Abstract

Concerns around desire and its murkiness inside contemporary literature mirror anxieties that are distinct to conversations that are happening online. Instead of attempting to structurally demystify these anxieties through fiction, the market calls for more books that intentionally blur the lines of morality so that these stories permit even as they punish. This paper would argue this thread in recent books by authors ranging from Lillian Fishman to Miranda Popkey and their multiple iterations of women’s sexuality through the lens of establishing a political conversation by way of portraying relationships that mirror larger societal concerns. By problematizing the genre of the auto fiction, I would also invoke their contrast with the works of Annie Ernaux and her distinctly French matter-of-fact approach to articulating desire. In way of doing that, I would talk about the influence these books have on the larger literary culture and what that says about the future of literature dealing with similar themes of female desire, as predicted by the likes of affect-theorists Lauren Berlant and Sianne Ngai.
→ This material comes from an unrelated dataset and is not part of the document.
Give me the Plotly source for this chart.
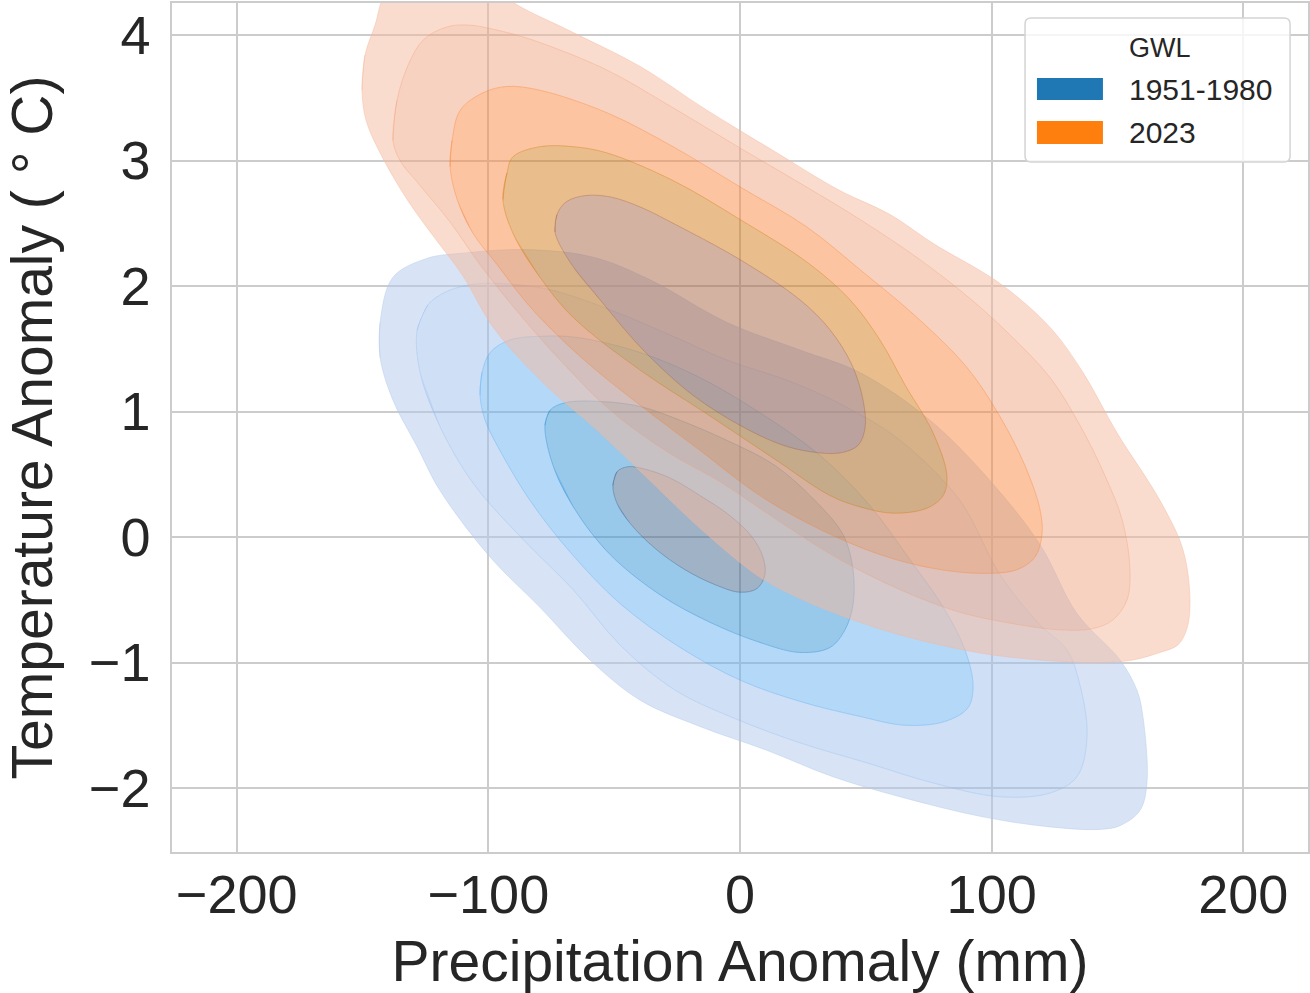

Even though the argument is built primarily through American literature, they encompass a larger trend of cultural conversations as reflected in digital platforms like Tiktok and Instagram where books are marketed primarily through their proclivity to appeal to the underlying anxieties and the sentimental susceptibilities of young female readers. This, in turn, influences iterations and priorities of contemporary feminism as observed in these digital realms. As we also encounter more of these disillusioned complex female characters in media, the inclination is towards dissociative assimilation with problematic desire as the agencies of these women tend to push and pull according to what is digestible.